** Start Records supplied **

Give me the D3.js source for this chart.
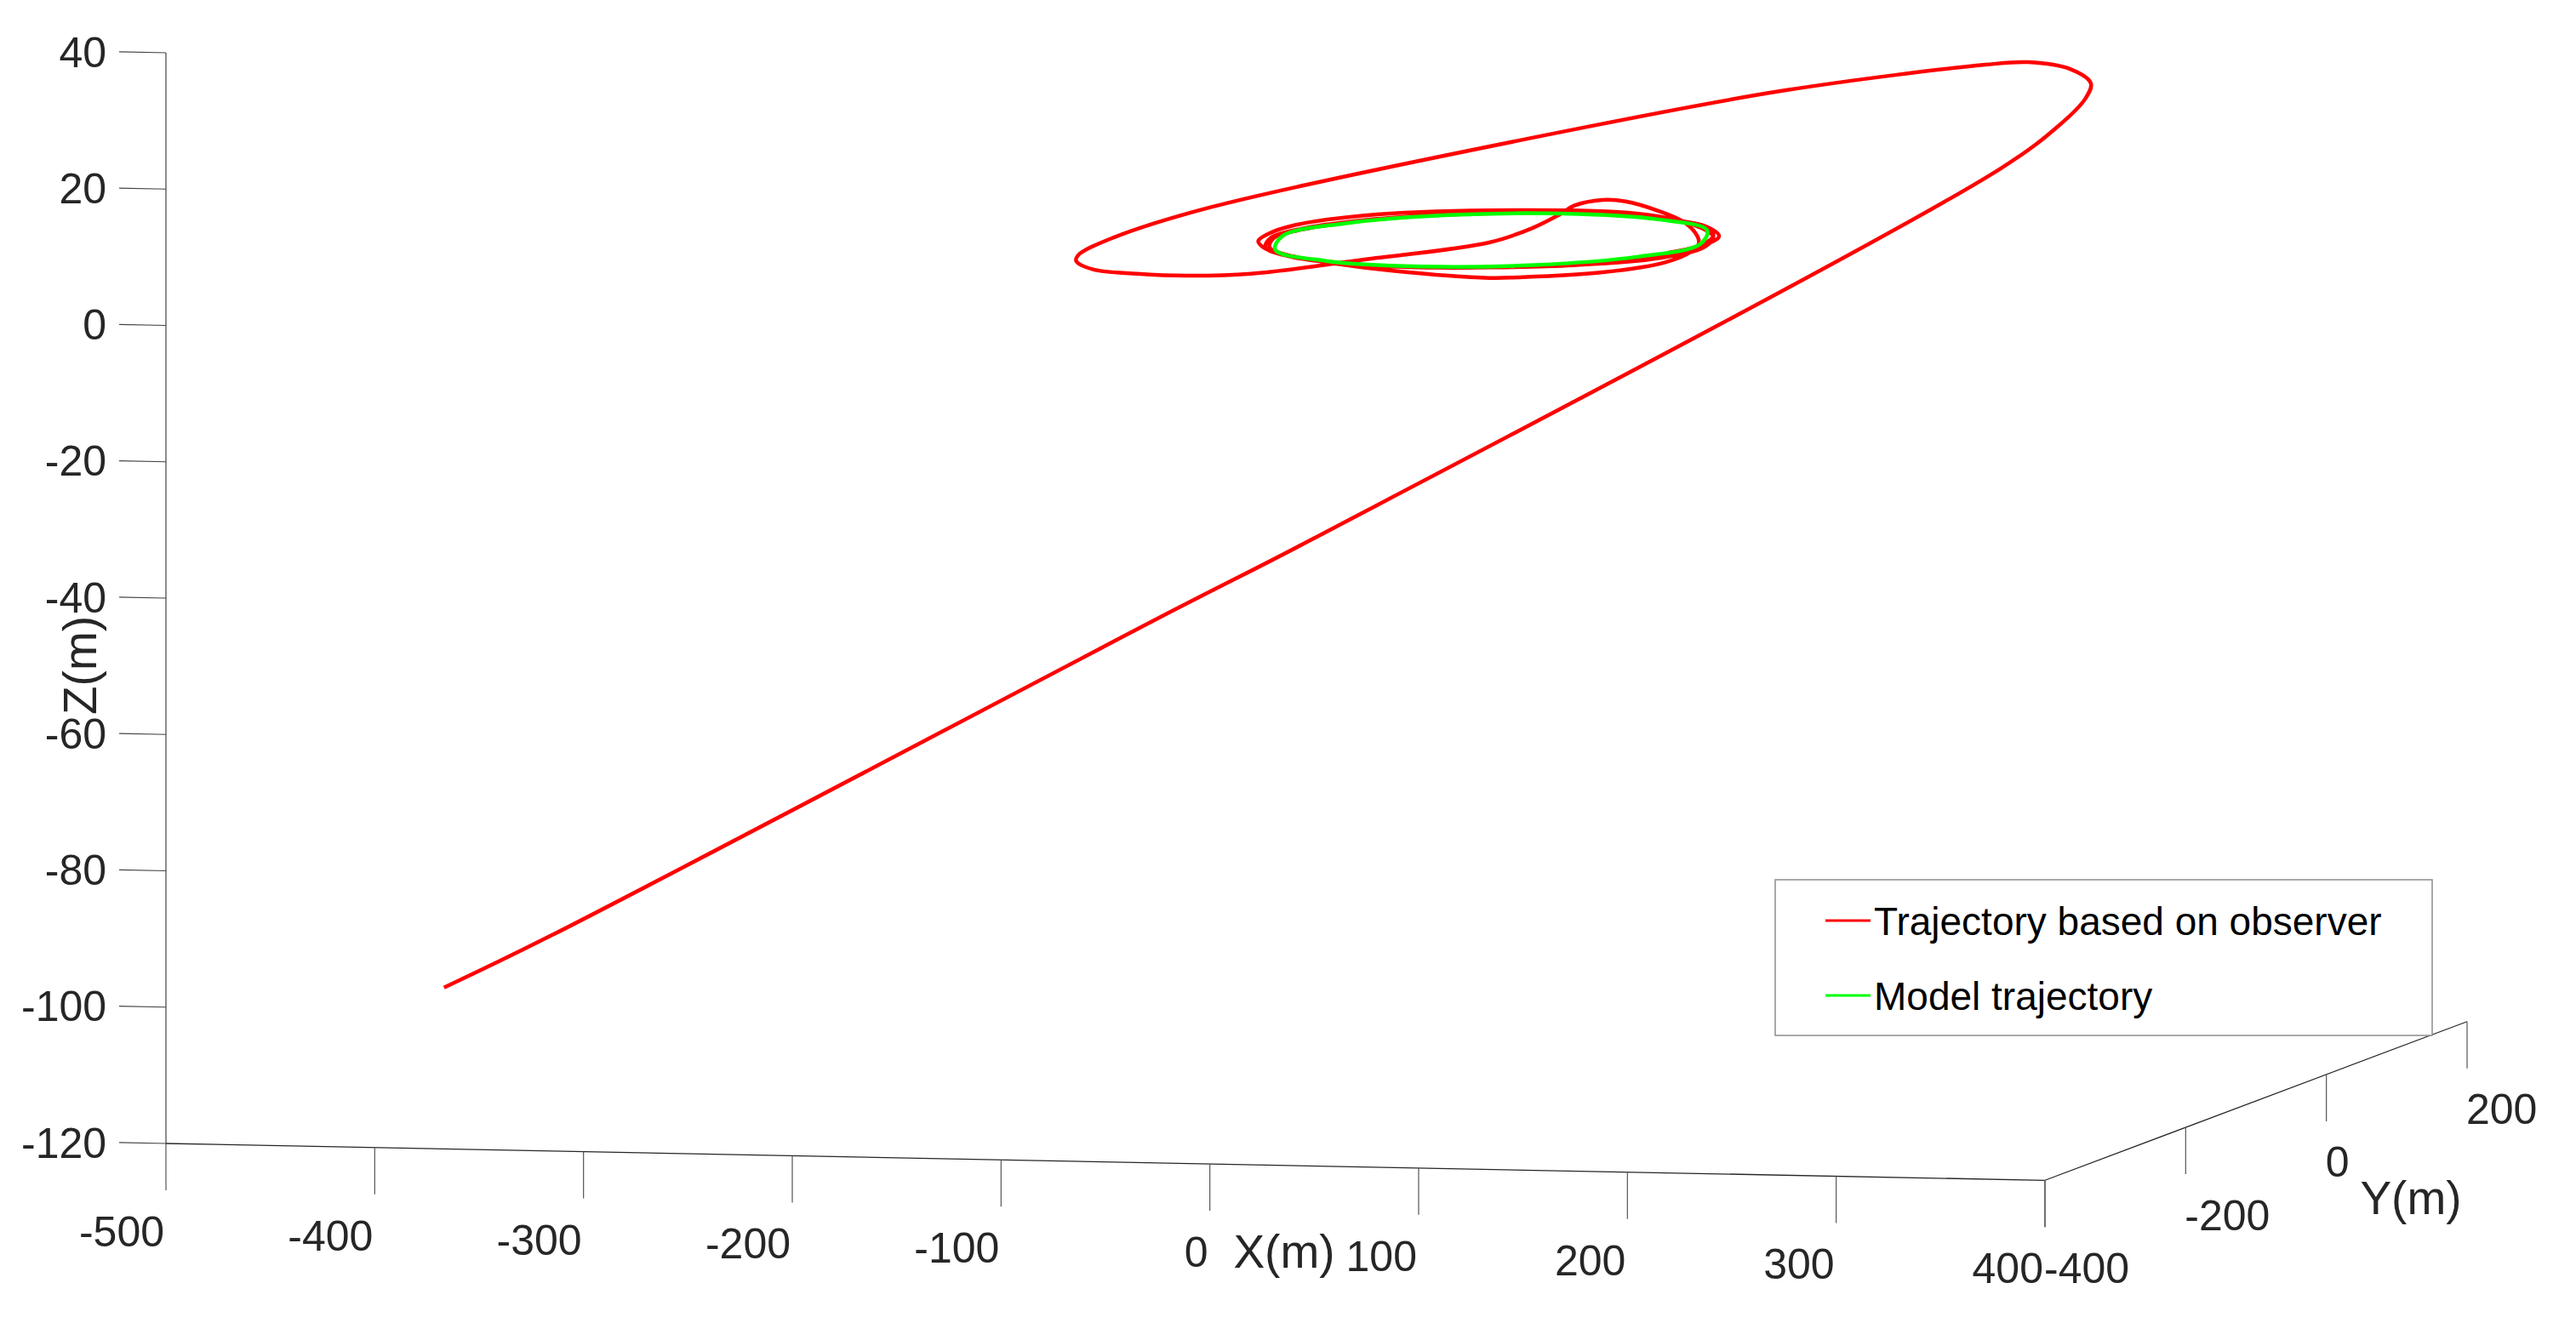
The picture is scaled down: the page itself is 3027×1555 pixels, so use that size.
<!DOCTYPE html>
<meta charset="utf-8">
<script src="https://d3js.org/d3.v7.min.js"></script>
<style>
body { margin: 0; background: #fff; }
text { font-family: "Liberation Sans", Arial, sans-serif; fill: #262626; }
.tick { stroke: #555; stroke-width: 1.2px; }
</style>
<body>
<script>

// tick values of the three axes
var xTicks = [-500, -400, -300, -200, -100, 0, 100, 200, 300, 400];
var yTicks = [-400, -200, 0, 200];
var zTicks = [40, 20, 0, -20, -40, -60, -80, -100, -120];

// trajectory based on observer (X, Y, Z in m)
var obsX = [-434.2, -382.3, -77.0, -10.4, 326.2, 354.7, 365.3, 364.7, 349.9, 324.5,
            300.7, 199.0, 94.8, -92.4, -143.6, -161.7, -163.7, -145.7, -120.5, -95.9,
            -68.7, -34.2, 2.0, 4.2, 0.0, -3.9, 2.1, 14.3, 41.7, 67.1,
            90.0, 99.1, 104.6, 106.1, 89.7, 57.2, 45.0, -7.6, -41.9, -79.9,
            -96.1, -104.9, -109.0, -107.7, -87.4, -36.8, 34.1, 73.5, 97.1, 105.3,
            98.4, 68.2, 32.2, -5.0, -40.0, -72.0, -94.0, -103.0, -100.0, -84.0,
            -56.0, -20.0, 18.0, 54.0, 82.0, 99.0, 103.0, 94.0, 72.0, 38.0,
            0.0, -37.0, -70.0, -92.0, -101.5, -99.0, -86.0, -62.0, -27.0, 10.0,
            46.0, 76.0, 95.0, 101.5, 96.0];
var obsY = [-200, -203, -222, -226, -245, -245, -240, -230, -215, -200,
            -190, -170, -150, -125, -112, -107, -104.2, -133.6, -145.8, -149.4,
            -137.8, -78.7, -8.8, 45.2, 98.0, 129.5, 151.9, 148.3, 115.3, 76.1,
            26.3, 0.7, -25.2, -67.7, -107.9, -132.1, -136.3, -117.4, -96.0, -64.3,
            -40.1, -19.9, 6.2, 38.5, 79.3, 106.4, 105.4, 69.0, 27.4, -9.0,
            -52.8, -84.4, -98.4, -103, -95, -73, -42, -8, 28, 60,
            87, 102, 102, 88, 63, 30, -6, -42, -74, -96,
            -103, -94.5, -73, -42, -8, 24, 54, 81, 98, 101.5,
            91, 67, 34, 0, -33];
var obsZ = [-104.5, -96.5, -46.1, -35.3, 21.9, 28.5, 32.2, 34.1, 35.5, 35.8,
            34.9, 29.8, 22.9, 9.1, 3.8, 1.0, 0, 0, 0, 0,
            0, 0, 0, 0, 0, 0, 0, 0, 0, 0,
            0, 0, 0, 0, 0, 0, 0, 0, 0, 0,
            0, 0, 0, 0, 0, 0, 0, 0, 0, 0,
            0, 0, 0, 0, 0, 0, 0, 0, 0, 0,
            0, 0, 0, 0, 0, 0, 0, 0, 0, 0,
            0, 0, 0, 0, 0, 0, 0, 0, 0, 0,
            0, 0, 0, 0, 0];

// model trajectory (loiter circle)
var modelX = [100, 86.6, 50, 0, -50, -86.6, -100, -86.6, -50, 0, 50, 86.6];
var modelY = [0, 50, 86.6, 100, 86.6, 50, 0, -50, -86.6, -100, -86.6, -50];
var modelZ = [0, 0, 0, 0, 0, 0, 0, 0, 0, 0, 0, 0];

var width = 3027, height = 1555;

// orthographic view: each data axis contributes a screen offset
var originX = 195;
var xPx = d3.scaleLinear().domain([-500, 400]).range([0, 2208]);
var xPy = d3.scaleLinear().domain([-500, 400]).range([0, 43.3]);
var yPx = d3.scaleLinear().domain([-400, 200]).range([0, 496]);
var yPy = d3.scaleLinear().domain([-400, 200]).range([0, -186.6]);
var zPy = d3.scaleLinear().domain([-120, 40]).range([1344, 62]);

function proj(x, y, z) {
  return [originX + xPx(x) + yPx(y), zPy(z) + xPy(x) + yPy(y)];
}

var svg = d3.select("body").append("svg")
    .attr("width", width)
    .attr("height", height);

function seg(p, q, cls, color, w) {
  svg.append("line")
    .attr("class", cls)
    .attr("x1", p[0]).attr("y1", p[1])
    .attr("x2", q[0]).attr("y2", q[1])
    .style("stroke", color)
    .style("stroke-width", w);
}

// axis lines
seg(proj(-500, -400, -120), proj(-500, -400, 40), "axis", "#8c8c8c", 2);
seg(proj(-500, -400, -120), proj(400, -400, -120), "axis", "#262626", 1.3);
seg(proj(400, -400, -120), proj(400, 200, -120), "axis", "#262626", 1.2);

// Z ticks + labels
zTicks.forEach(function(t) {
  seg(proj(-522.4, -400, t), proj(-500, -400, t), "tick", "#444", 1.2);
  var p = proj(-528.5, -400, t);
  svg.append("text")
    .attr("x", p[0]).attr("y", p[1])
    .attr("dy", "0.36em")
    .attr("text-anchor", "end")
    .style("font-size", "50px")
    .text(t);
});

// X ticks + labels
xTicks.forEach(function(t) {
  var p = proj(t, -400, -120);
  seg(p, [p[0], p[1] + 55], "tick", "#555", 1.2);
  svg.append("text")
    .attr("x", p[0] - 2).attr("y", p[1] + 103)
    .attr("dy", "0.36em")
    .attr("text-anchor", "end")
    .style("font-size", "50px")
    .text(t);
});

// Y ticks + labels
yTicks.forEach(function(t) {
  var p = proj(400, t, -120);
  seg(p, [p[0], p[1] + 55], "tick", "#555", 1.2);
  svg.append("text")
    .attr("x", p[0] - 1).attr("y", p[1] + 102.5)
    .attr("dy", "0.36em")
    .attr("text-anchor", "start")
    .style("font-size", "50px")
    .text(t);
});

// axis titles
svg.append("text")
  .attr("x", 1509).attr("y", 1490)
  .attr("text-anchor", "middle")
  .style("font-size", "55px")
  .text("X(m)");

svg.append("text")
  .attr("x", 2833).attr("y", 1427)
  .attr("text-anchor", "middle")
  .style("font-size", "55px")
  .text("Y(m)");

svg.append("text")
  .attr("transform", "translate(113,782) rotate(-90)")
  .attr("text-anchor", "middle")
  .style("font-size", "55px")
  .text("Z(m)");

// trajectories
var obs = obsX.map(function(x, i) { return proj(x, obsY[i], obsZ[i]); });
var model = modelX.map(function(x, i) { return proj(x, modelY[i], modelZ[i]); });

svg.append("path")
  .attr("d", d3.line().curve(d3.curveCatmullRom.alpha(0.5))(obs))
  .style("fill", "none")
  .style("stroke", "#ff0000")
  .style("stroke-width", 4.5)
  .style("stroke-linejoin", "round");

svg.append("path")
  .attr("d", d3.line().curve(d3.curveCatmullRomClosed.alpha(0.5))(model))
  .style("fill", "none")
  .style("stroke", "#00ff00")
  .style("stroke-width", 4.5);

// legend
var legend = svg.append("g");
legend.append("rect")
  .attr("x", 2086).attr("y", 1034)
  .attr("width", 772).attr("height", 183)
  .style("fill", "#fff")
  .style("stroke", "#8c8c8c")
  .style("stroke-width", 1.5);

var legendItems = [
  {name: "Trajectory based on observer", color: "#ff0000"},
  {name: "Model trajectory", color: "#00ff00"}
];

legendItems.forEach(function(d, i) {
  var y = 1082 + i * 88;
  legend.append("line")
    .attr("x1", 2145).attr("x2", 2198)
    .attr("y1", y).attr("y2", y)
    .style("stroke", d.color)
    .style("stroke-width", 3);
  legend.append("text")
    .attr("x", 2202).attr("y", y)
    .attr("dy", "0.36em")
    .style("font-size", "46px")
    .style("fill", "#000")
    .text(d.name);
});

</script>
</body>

** End Records supplied **
** Start Records supplied **

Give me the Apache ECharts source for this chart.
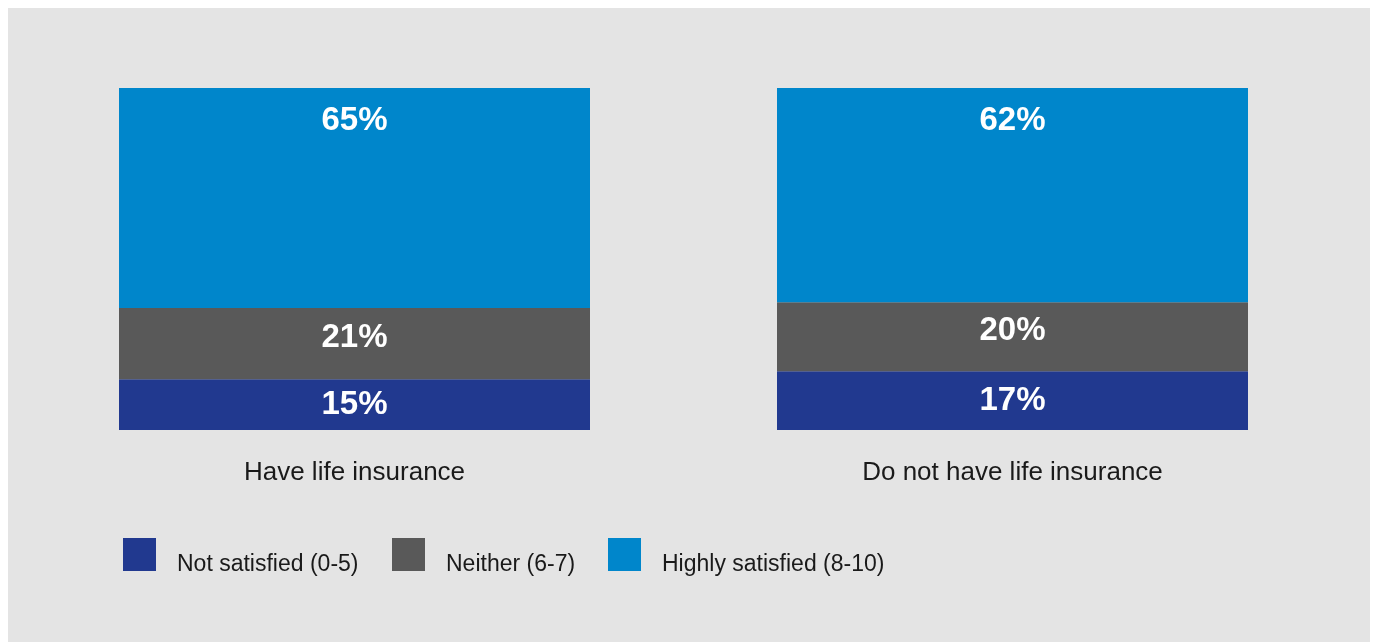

** End Records supplied **

» **Stated problem**
Extract exactly, and only, the lines from the one with "Give me the D3.js source for this chart." to the one with "-80, -100, -120];", both ends counted. Leave the images behind.

» **Exercise output**
Give me the D3.js source for this chart.
The picture is scaled down: the page itself is 3027×1555 pixels, so use that size.
<!DOCTYPE html>
<meta charset="utf-8">
<script src="https://d3js.org/d3.v7.min.js"></script>
<style>
body { margin: 0; background: #fff; }
text { font-family: "Liberation Sans", Arial, sans-serif; fill: #262626; }
.tick { stroke: #555; stroke-width: 1.2px; }
</style>
<body>
<script>

// tick values of the three axes
var xTicks = [-500, -400, -300, -200, -100, 0, 100, 200, 300, 400];
var yTicks = [-400, -200, 0, 200];
var zTicks = [40, 20, 0, -20, -40, -60, -80, -100, -120];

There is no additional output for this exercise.